Mais comment ? En basculant d’une logique de dispositif vers une logique de cadre, en débordant l’organisation pour recouvrer l’institution. Notre recherche de rationalité étouffe en silence l’intelligence du métier, cette capacité à penser l’impensable, à redonner du sens à l’insensé. Il ne suffit plus de construire des dispositifs proposant des solutions aux différents problèmes posés, il s’agit désormais de bâtir un cadre qui permette de penser chaque question et de bricoler de manière ingénieuse chaque réponse. Il s’agit de réhabiliter l’orfèvrerie de la rencontre, de faire confiance à la relation en lui offrant un environnement institutionnel repérant, où les décalages, les interstices, les ajustements, les changements de rythme, les prises de risque sont possibles, où les glissements de compétences ou les superpositions de mission ne sont pas incongrus pourvu qu’ils soient réfléchis, où les relais ne sont pas de simples articulations mais de véritables passages de témoin, où chaque professionnel se sent lié à l’autre, et où tout ne s’écrit pas d’avance.

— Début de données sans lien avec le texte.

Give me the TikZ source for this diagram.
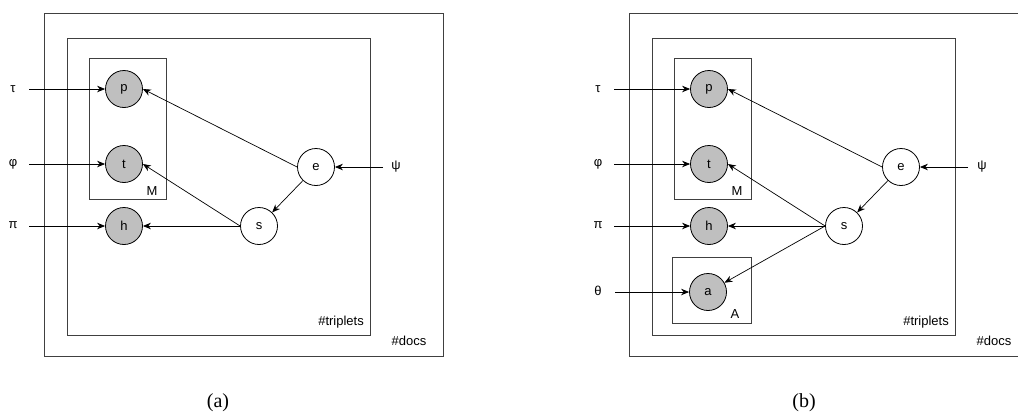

Bref, il s’agit de soutenir institutionnellement une clinique du quotidien où la réflexion respire et s’étoffe des solidarités. Et cela passe évidemment par des formes particulières de gouvernance où l’organisation se met au service de l’Institution, autrement dit dans laquelle le fonctionnement de la structure soutient et accompagne une pratique éducative à la fois instituée (référée à un cadre), et instituante (susceptible de modifier les frontières de ce cadre par effet de sens).

Le temps est venu, je crois, de sortir des rigidités qui nous rassurent et d’accepter – et même de défendre – collectivement les déséquilibres comme les balbutiements incertains d’une institution en mouvement, une institution animée par le désir qui fait avancer, par la pensée qui guide, par le temps qui ouvre les possible… Et si cette dimension institutionnelle est de nouveau investie pour ce qu’elle est, c’est-à-dire un espace de pensée, de débat et de création dynamique, un lieu de respiration et d’émulation, gageons qu’elle nous aidera à sortir de l’impasse, à retrouver une pratique de la rencontre teintée d’humilité, où la vie d’un sujet ne ressemble à aucune autre, où chaque acte éducatif est incomparable, et où chaque parole ne vaut que par le lien unique qu’elle préside. »

Contact : xavierbouchereau@orange.fr

Notes

(1) Egalement auteur de Les non-dits du travail social. Pratiques, polémiques, éthique – Ed. érès, 2012 – Voir ASH n° 2758 du 4-05-12, p. 3 – Au cœur des autres, journal d’un travailleur social – Ed. Sciences humaines, 2014 – Voir ASH n° 2839 du 27-12-13, p. 26 – La posture éducative – Ed. érès (à paraître).

(2) L’espoir a-t-il un avenir ? – Flammarion, 2016.

(3) La voie : pour l’avenir de l’humanité – Ed. Fayard, 2011.